University of Wisconsin-Milwaukee: UWM Team Receives Prestigious Mellon Grant for “Archive Mining”. “The ‘LGBTQ+ Audio Archive Mining Project’ will use machine learning tools and data analysis and visualization to build and process text datasets extracted from a variety of AV materials in these collections, including collections of oral histories, local television news and radio broadcasts, and early LGBTQ+ community cable programming.”
Science Blog: Simplifying How Scientists Share Data. “…often, sharing that data with other scientists – or with peer-reviewed journal editors, or funders – is difficult. The software might be proprietary, and prohibitively expensive to purchase. It might take years of training for a person to be able to manage and understand the software. Or the company that created the software might have gone out of business. A research team has developed an open-source data-management system that the scientists hope will solve all of those problems.”
Google Cloud: Big data, big world: new NOAA datasets available on Google Cloud. “A vast trove of NOAA’s environmental data is now available on Google Cloud as part of the Google Cloud Public Datasets Program and NOAA’s Big Data Project, opening up possibilities for scientific and economic advances. We are thrilled to make this valuable data available for your exploration. Google Cloud will host 5 PB of this data across our products, including BigQuery, Cloud Storage, Google Earth Engine, and Kaggle. The stored data is available at no cost, though usual charges may still apply (processing, egress of user-owned data, for example).”
New York Times: Twelve Million Phones, One Dataset, Zero Privacy. “Each piece of information in this file represents the precise location of a single smartphone over a period of several months in 2016 and 2017. The data was provided to Times Opinion by sources who asked to remain anonymous because they were not authorized to share it and could face severe penalties for doing so. The sources of the information said they had grown alarmed about how it might be abused and urgently wanted to inform the public and lawmakers.”
The Conversation: How tattoos became fashionable in Victorian England. “…we carried out the largest analysis of tattoos ever undertaken, examining 75,688 descriptions of tattoos, on 57,990 convicts in Britain and Australia from 1793 to 1925. We used data-mining techniques to extract information embedded within broader descriptive fields of criminal records, and we linked this information with extensive evidence about the personal characteristics and backgrounds of our subjects. Because the meanings of tattoos are often so difficult to fathom, we used visualisations to identify patterns of use and juxtapositions of particular designs.” This new database of tattoos is one of the new datasets from Digital Panopticon. There’s another new feature that lets you search convicts by occupation.
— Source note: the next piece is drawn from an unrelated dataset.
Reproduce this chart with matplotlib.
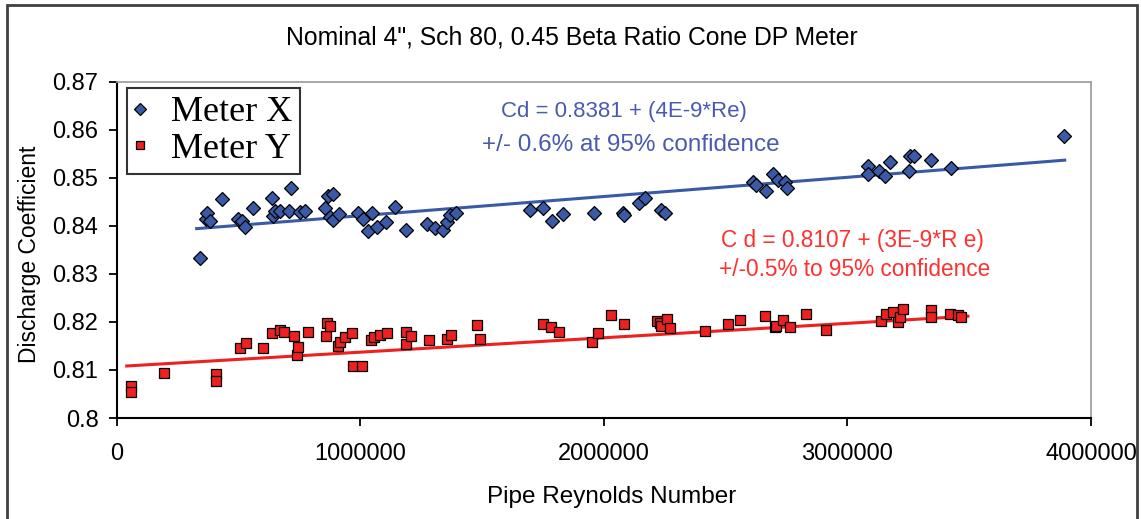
import matplotlib.pyplot as plt
from matplotlib.patches import Rectangle

# Meter X readings (Re, Cd)
reX = [342600, 367000, 372600, 383700, 431700, 500000, 513700, 527000, 561400, 636800,
       643500, 650400, 670900, 709000, 714800, 753000, 773500, 855500, 869000, 876000,
       887000, 889600, 914000, 992000, 1012700, 1033000, 1047000, 1070000, 1105800, 1142800,
       1188000, 1273000, 1307000, 1341000, 1355000, 1368500, 1393000, 1696700, 1751500, 1786000,
       1831000, 1959400, 2077000, 2082500, 2145000, 2168600, 2237000, 2250700, 2613000, 2624000,
       2665000, 2695000, 2715000, 2743000, 2752000, 3085000, 3085000, 3130000, 3153000, 3177000,
       3253000, 3256000, 3272000, 3345000, 3427000, 3888000]
cdX = [0.8332, 0.8415, 0.8427, 0.8410, 0.8455, 0.8415, 0.8410, 0.8397, 0.8438, 0.8458,
       0.8420, 0.8431, 0.8430, 0.8431, 0.8479, 0.8428, 0.8431, 0.8438, 0.8463, 0.8419,
       0.8467, 0.8412, 0.8424, 0.8426, 0.8415, 0.8390, 0.8426, 0.8397, 0.8408, 0.8439,
       0.8392, 0.8403, 0.8396, 0.8392, 0.8408, 0.8422, 0.8427, 0.8432, 0.8437, 0.8410,
       0.8424, 0.8427, 0.8427, 0.8422, 0.8448, 0.8457, 0.8433, 0.8427, 0.8491, 0.8484,
       0.8472, 0.8507, 0.8496, 0.8491, 0.8479, 0.8525, 0.8507, 0.8515, 0.8503, 0.8533,
       0.8514, 0.8545, 0.8545, 0.8538, 0.8521, 0.8588]

# Meter Y readings (Re, Cd)
reY = [58000, 58000, 196000, 408000, 408000, 506700, 531000, 602000, 637000, 671000,
       688500, 729600, 739500, 746000, 787000, 860000, 862600, 876000, 910000, 917000,
       937700, 965000, 971800, 1006000, 1043000, 1056000, 1081000, 1108800, 1188000, 1188000,
       1207000, 1283000, 1355000, 1371000, 1478000, 1494000, 1749000, 1783000, 1817000, 1950000,
       1977000, 2028000, 2082500, 2217000, 2230000, 2237000, 2257700, 2271000, 2415000, 2510000,
       2561000, 2661000, 2702000, 2706000, 2736000, 2764000, 2832000, 2914000, 3140000, 3160000,
       3188000, 3208000, 3215000, 3229000, 3345000, 3345000, 3420000, 3454000, 3468000]
cdY = [0.8067, 0.8055, 0.8093, 0.8091, 0.8078, 0.8145, 0.8157, 0.8145, 0.8176, 0.8184,
       0.8179, 0.8171, 0.8131, 0.8147, 0.8179, 0.8171, 0.8198, 0.8191, 0.8150, 0.8159,
       0.8169, 0.8176, 0.8108, 0.8108, 0.8162, 0.8169, 0.8173, 0.8176, 0.8179, 0.8155,
       0.8170, 0.8162, 0.8165, 0.8173, 0.8193, 0.8165, 0.8195, 0.8190, 0.8179, 0.8159,
       0.8177, 0.8214, 0.8195, 0.8202, 0.8197, 0.8191, 0.8207, 0.8188, 0.8182, 0.8195,
       0.8205, 0.8212, 0.8189, 0.8191, 0.8205, 0.8190, 0.8216, 0.8184, 0.8202, 0.8216,
       0.8221, 0.8200, 0.8211, 0.8226, 0.8225, 0.8211, 0.8216, 0.8214, 0.8211]

# trendlines as printed on the chart: Cd = a + b*Re, drawn over the Re range
fitX = (0.8381, 4e-9, 329000, 3892000)
fitY = (0.8107, 3e-9, 42000, 3495000)

yticks = [0.80, 0.81, 0.82, 0.83, 0.84, 0.85, 0.86, 0.87]
ylabels = ['0.8', '0.81', '0.82', '0.83', '0.84', '0.85', '0.86', '0.87']
xticks = [0, 1000000, 2000000, 3000000, 4000000]

blue = '#3a5aa8'
red = '#ee2020'
W, H = 1141, 519

plt.rcParams['font.family'] = ['Liberation Sans', 'DejaVu Sans']
fig = plt.figure(figsize=(W / 100, H / 100), dpi=100)
ax = fig.add_axes([116.5 / W, 1 - 418 / H, (1091 - 116.5) / W, (418 - 81.7) / H])

for (a, b, x0, x1), c in [(fitX, blue), (fitY, red)]:
    ax.plot([x0, x1], [a + b * x0, a + b * x1], color=c, lw=2.2, zorder=2)

ax.plot(reX, cdX, 'D', color=blue, mec='black', mew=0.9, ms=7.5, label='Meter X', zorder=3)
ax.plot(reY, cdY, 's', color=red, mec='black', mew=0.9, ms=6.5, label='Meter Y', zorder=3)

ax.set_xlim(0, 4000000)
ax.set_ylim(0.80, 0.87)
ax.set_xticks(xticks)
ax.set_xticklabels([str(t) for t in xticks])
ax.set_yticks(yticks)
ax.set_yticklabels(ylabels)
ax.tick_params(axis='both', direction='out', length=6, width=1.3, labelsize=17, colors='black')
ax.tick_params(axis='x', pad=12)
ax.tick_params(axis='y', pad=7)
for s in ['left', 'bottom']:
    ax.spines[s].set_linewidth(1.5)
    ax.spines[s].set_color('black')
for s in ['top', 'right']:
    ax.spines[s].set_linewidth(1.3)
    ax.spines[s].set_color('#a0a0a0')

fig.text(572 / W, 1 - 37 / H, 'Nominal 4", Sch 80, 0.45 Beta Ratio Cone DP Meter',
         ha='center', va='center', fontsize=17.8)
fig.text(612 / W, 1 - 497 / H, 'Pipe Reynolds Number', ha='center', va='center', fontsize=17.5)
fig.text(30 / W, 1 - 254 / H, 'Discharge Coefficient', ha='center', va='center',
         rotation=90, fontsize=16.5)

fig.text(624 / W, 1 - 112 / H, 'Cd = 0.8381 + (4E-9*Re)', ha='center', va='center',
         fontsize=16, color='#4a5ab0')
fig.text(631 / W, 1 - 145 / H, '+/- 0.6% at 95% confidence', ha='center', va='center',
         fontsize=17.5, color='#4a5ab0')
fig.text(852 / W, 1 - 240 / H, 'C d = 0.8107 + (3E-9*R e)', ha='center', va='center',
         fontsize=16.3, color='#ff3030')
fig.text(855 / W, 1 - 270 / H, '+/-0.5% to 95% confidence', ha='center', va='center',
         fontsize=16.3, color='#ff3030')

leg = ax.legend(loc='upper left', bbox_to_anchor=(127 / W, 1 - 88 / H), bbox_transform=fig.transFigure,
                borderaxespad=0, fancybox=False, frameon=True, handlelength=0.3, handletextpad=0.7,
                borderpad=0.22, labelspacing=0.1, markerscale=0.8,
                prop={'family': 'Liberation Serif', 'size': 26})
leg.get_frame().set_edgecolor('black')
leg.get_frame().set_linewidth(1.5)

fig.patches.append(Rectangle((7 / W, -0.05), (1137 - 7) / W, 1.05 - 5 / H, transform=fig.transFigure,
                             fill=False, edgecolor='#404040', lw=2, clip_on=False))

fig.savefig('out.png', dpi=100)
Library of Congress: In the Library’s Web Archives: Dig If You Will the Pictures. “The Digital Content Management section has been working on a project to extract and make available sets of files from the Library’s significant Web Archives holdings. This is another step to explore the Web Archives and make them more widely accessible and usable. Our aim in creating these sets is to identify reusable, ‘real world’ content in the Library’s digital collections, which we can provide for public access. The outcome of the project will be a series of datasets, each containing 1,000 files of related media types selected from .gov domains. We will announce and explore these datasets here on The Signal, and the data will be made available through LC Labs.”
Gengo: The 50 Best Free Datasets for Machine Learning. “What are some open datasets for machine learning? We at Gengo decided to create the ultimate cheat sheet for high quality datasets. These range from the vast (looking at you, Kaggle) or the highly specific (data for self-driving cars).”